The rich world of Norse mythology, combined with an eventual Viking conversion to Christianity in 965 AD, has resulted in a range of artistic symbolism much too vast to fully cover in a short post. However, there are, of course, some particularly notable or interesting motifs which any collector of Viking art should attempt to familiarise themselves with.
A major proportion of Viking art, especially the type of small artefacts, such as brooches, which are sometimes available to purchase today, centre around the motif of elaborate interwoven patterns or knots. It is likely that such designs are derived from the frequent Norse mythological stories which make reference to binding, both literally, in the stories of bound gods, and metaphorically, in the form of oaths. In Viking culture, it was believed that knots bound one to either good or evil, and thus rope-like or woven patterns make frequent appearances in all sorts of Viking art, no doubt to secure divine protection, good fortune and agreements between men.
One of the most common symbols in Viking art, Mjolnir (Thor’s hammer), is a motif which appeared across many different forms of Viking artistic production. One particularly popular medium was the hammer-shaped amulets which have been found at various Scandinavian sites; many believe that the intention of such amulets, which would likely have been worn on the person, was as a protective charm, possibly intended to draw the favour and protection of Thor himself. Examples of such items have been discovered in a wide range of materials, from iron to gold and even amber, suggesting that individuals of varying personal wealth could potentially have owned such an item.
Animals often appear in Viking art, though the nature and form of such animals is frequently unfamiliar to the modern eye. Many of the animals depicted in Viking art are either composite, mythological creatures, sometimes of uncertain origin, or depicted in such a stylised way as to be difficult to clearly identify. Incorporated into the swirling interwoven designs common across the majority of Viking art, animals can be hard to pick out at first, such as the so-called ‘Gripping Beast’, named as such due to the uncertainty surrounding exactly what kind of beast it actually depicts.

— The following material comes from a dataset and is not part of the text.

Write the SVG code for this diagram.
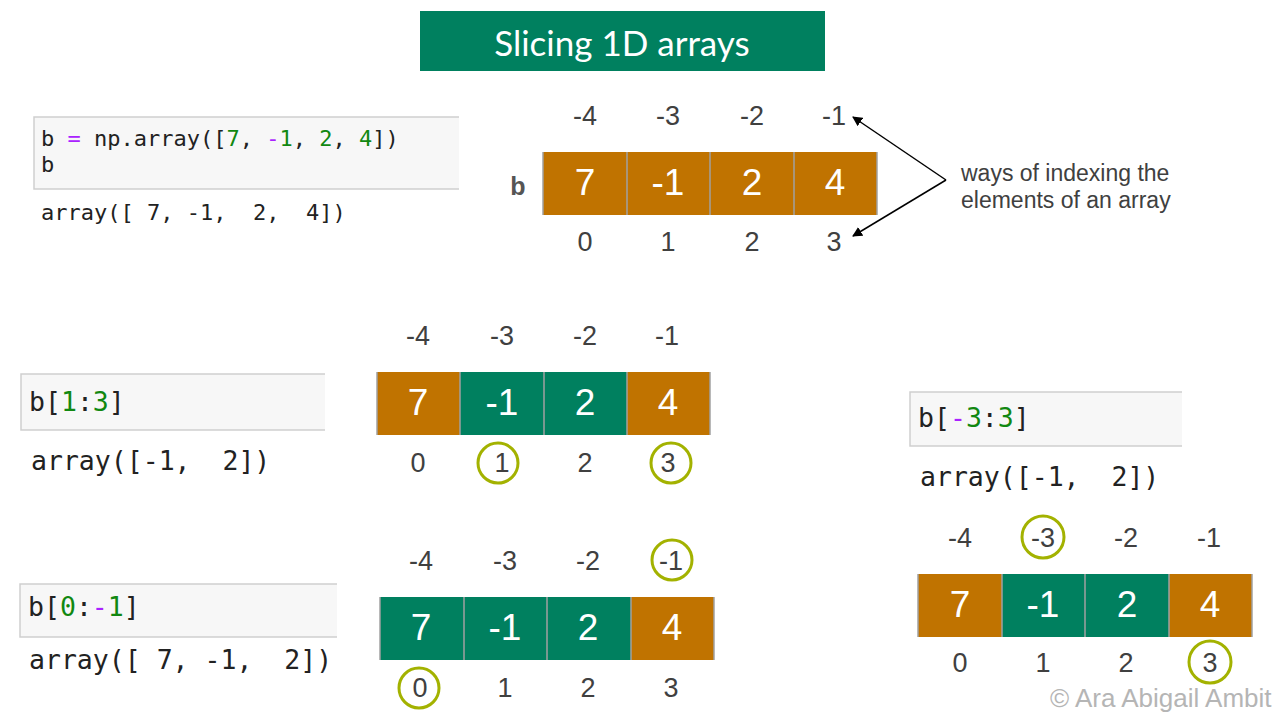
<svg xmlns="http://www.w3.org/2000/svg" width="1279" height="713" viewBox="0 0 1279 713">
<defs>
<marker id="ah" viewBox="0 0 10 10" refX="9" refY="5" markerWidth="10" markerHeight="10" markerUnits="userSpaceOnUse" orient="auto">
<path d="M0,0 L10,5 L0,10 z" fill="#000"/>
</marker>
</defs>
<style>
.bg{fill:#ffffff}
.or{fill:#c07300}
.gr{fill:#00805f}
.div{stroke:#a0a0a0;stroke-width:1.5}
.val{font-family:"Liberation Sans",Arial,sans-serif;font-size:37px;fill:#ffffff;text-anchor:middle}
.idx{font-family:"Liberation Sans",Arial,sans-serif;font-size:27px;fill:#404040;text-anchor:middle}
.ring{fill:none;stroke:#a3b200;stroke-width:3}
.cellbox{fill:#f7f7f7;stroke:none}
.cellbrd{fill:none;stroke:#cfcfcf;stroke-width:1.5}
.code{font-family:"DejaVu Sans Mono","Liberation Mono",monospace;fill:#222}
.num{fill:#118811}
.op{fill:#aa22ff}
.note{font-family:"Liberation Sans",Arial,sans-serif;font-size:23px;fill:#404040}
</style>
<rect class="bg" x="0" y="0" width="1279" height="713"/>

<g id="title">
<rect x="420" y="11" width="405" height="60" fill="#00805f"/>
<text x="622" y="56" font-family="Lato,'Open Sans','Liberation Sans',sans-serif" font-size="35" fill="#ffffff" text-anchor="middle">Slicing 1D arrays</text>
</g>

<g id="code-top">
<rect class="cellbox" x="34" y="117" width="425" height="72"/>
<path class="cellbrd" d="M459,117 H34 V189 H459"/>
<text class="code" x="41" y="146" font-size="22">b <tspan class="op">=</tspan> np.array([<tspan class="num">7</tspan>, <tspan class="op">-</tspan><tspan class="num">1</tspan>, <tspan class="num">2</tspan>, <tspan class="num">4</tspan>])</text>
<text class="code" x="41" y="172" font-size="22">b</text>
<text class="code" x="41" y="220" font-size="22" xml:space="preserve">array([ 7, -1,  2,  4])</text>
</g>

<g id="array-top">
<text x="518" y="195" font-family="'Liberation Sans',Arial,sans-serif" font-size="25" font-weight="bold" fill="#555" text-anchor="middle">b</text>
<rect class="or" x="543" y="152" width="334" height="63"/>
<line class="div" x1="543" y1="152" x2="543" y2="215"/>
<line class="div" x1="627" y1="152" x2="627" y2="215"/>
<line class="div" x1="710" y1="152" x2="710" y2="215"/>
<line class="div" x1="794" y1="152" x2="794" y2="215"/>
<line class="div" x1="877" y1="152" x2="877" y2="215"/>
<text class="val" x="585" y="195">7</text>
<text class="val" x="668" y="195">-1</text>
<text class="val" x="752" y="195">2</text>
<text class="val" x="835" y="195">4</text>
<text class="idx" x="585" y="125">-4</text>
<text class="idx" x="668" y="125">-3</text>
<text class="idx" x="752" y="125">-2</text>
<text class="idx" x="834" y="125">-1</text>
<text class="idx" x="585" y="251">0</text>
<text class="idx" x="668" y="251">1</text>
<text class="idx" x="752" y="251">2</text>
<text class="idx" x="834" y="251">3</text>
</g>

<g id="note">
<text class="note" x="961" y="181">ways of indexing the</text>
<text class="note" x="961" y="208">elements of an array</text>
</g>

<g id="connectors">
<line x1="946" y1="180" x2="853" y2="117" stroke="#000" stroke-width="1.5" marker-end="url(#ah)"/>
<line x1="946" y1="180" x2="853" y2="236" stroke="#000" stroke-width="1.5" marker-end="url(#ah)"/>
</g>

<g id="code-mid">
<rect class="cellbox" x="21" y="374" width="304" height="56"/>
<path class="cellbrd" d="M325,374 H21 V430 H325"/>
<text class="code" x="29" y="411" font-size="26.5">b[<tspan class="num">1</tspan>:<tspan class="num">3</tspan>]</text>
<text class="code" x="31" y="470" font-size="26.5" xml:space="preserve">array([-1,  2])</text>
</g>

<g id="array-mid">
<rect class="or" x="377" y="372" width="83" height="63"/>
<rect class="gr" x="460" y="372" width="84" height="63"/>
<rect class="gr" x="544" y="372" width="83" height="63"/>
<rect class="or" x="627" y="372" width="83" height="63"/>
<line class="div" x1="377" y1="372" x2="377" y2="435"/>
<line class="div" x1="460" y1="372" x2="460" y2="435"/>
<line class="div" x1="544" y1="372" x2="544" y2="435"/>
<line class="div" x1="627" y1="372" x2="627" y2="435"/>
<line class="div" x1="710" y1="372" x2="710" y2="435"/>
<text class="val" x="418" y="415">7</text>
<text class="val" x="502" y="415">-1</text>
<text class="val" x="585" y="415">2</text>
<text class="val" x="668" y="415">4</text>
<text class="idx" x="418" y="345">-4</text>
<text class="idx" x="502" y="345">-3</text>
<text class="idx" x="585" y="345">-2</text>
<text class="idx" x="667" y="345">-1</text>
<text class="idx" x="418" y="472">0</text>
<text class="idx" x="502" y="472">1</text>
<text class="idx" x="585" y="472">2</text>
<text class="idx" x="668" y="472">3</text>
<circle class="ring" cx="498" cy="463" r="20"/>
<circle class="ring" cx="671" cy="463" r="20"/>
</g>

<g id="code-bot">
<rect class="cellbox" x="20" y="584" width="317" height="53"/>
<path class="cellbrd" d="M337,584 H20 V637 H337"/>
<text class="code" x="28" y="616" font-size="26.5">b[<tspan class="num">0</tspan>:<tspan class="op">-</tspan><tspan class="num">1</tspan>]</text>
<text class="code" x="29" y="669" font-size="26.5" xml:space="preserve">array([ 7, -1,  2])</text>
</g>

<g id="array-bot">
<rect class="gr" x="380" y="597" width="251" height="63"/>
<rect class="or" x="631" y="597" width="83" height="63"/>
<line class="div" x1="380" y1="597" x2="380" y2="660"/>
<line class="div" x1="464" y1="597" x2="464" y2="660"/>
<line class="div" x1="547" y1="597" x2="547" y2="660"/>
<line class="div" x1="631" y1="597" x2="631" y2="660"/>
<line class="div" x1="714" y1="597" x2="714" y2="660"/>
<text class="val" x="421" y="640">7</text>
<text class="val" x="505" y="640">-1</text>
<text class="val" x="588" y="640">2</text>
<text class="val" x="672" y="640">4</text>
<text class="idx" x="421" y="570">-4</text>
<text class="idx" x="505" y="570">-3</text>
<text class="idx" x="588" y="570">-2</text>
<text class="idx" x="671" y="570">-1</text>
<text class="idx" x="420" y="697">0</text>
<text class="idx" x="505" y="697">1</text>
<text class="idx" x="588" y="697">2</text>
<text class="idx" x="671" y="697">3</text>
<circle class="ring" cx="672" cy="560" r="20"/>
<circle class="ring" cx="419" cy="688" r="20"/>
</g>

<g id="code-right">
<rect class="cellbox" x="910" y="392" width="272" height="54"/>
<path class="cellbrd" d="M1182,392 H910 V446 H1182"/>
<text class="code" x="918" y="427" font-size="26.5">b[<tspan class="op">-</tspan><tspan class="num">3</tspan>:<tspan class="num">3</tspan>]</text>
<text class="code" x="920" y="486" font-size="26.5" xml:space="preserve">array([-1,  2])</text>
</g>

<g id="array-right">
<rect class="or" x="918" y="574" width="84" height="63"/>
<rect class="gr" x="1002" y="574" width="167" height="63"/>
<rect class="or" x="1169" y="574" width="83" height="63"/>
<line class="div" x1="918" y1="574" x2="918" y2="637"/>
<line class="div" x1="1002" y1="574" x2="1002" y2="637"/>
<line class="div" x1="1085" y1="574" x2="1085" y2="637"/>
<line class="div" x1="1169" y1="574" x2="1169" y2="637"/>
<line class="div" x1="1252" y1="574" x2="1252" y2="637"/>
<text class="val" x="960" y="617">7</text>
<text class="val" x="1043" y="617">-1</text>
<text class="val" x="1127" y="617">2</text>
<text class="val" x="1210" y="617">4</text>
<text class="idx" x="960" y="547">-4</text>
<text class="idx" x="1043" y="547">-3</text>
<text class="idx" x="1126" y="547">-2</text>
<text class="idx" x="1209" y="547">-1</text>
<text class="idx" x="960" y="672">0</text>
<text class="idx" x="1043" y="672">1</text>
<text class="idx" x="1126" y="672">2</text>
<text class="idx" x="1210" y="672">3</text>
<circle class="ring" cx="1043" cy="537" r="21"/>
<circle class="ring" cx="1210" cy="662" r="21"/>
</g>

<g id="credit">
<text x="1050" y="707" font-family="'Liberation Sans',Arial,sans-serif" font-size="26" fill="#b5b5b5">© Ara Abigail Ambit</text>
</g>
</svg>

Christian and Norse combined
The transition to Christianity which occurred in many European countries during the Late Antique and Early Medieval periods, often came with an accompaniment of ‘transitional’ religious art. This phenomenon occurred much the same with the Vikings as it did with the Romans in the 4th Century AD or the Franks in the 9th Century AD. It took form either in objects with dual Christian and Norse symbolism, or in the simultaneous production of art of each style; this is perhaps best represented by the Viking casting moulds which have been discovered, which allowed for the smith to create Mjolnir-shaped amulets alongside Christian crosses.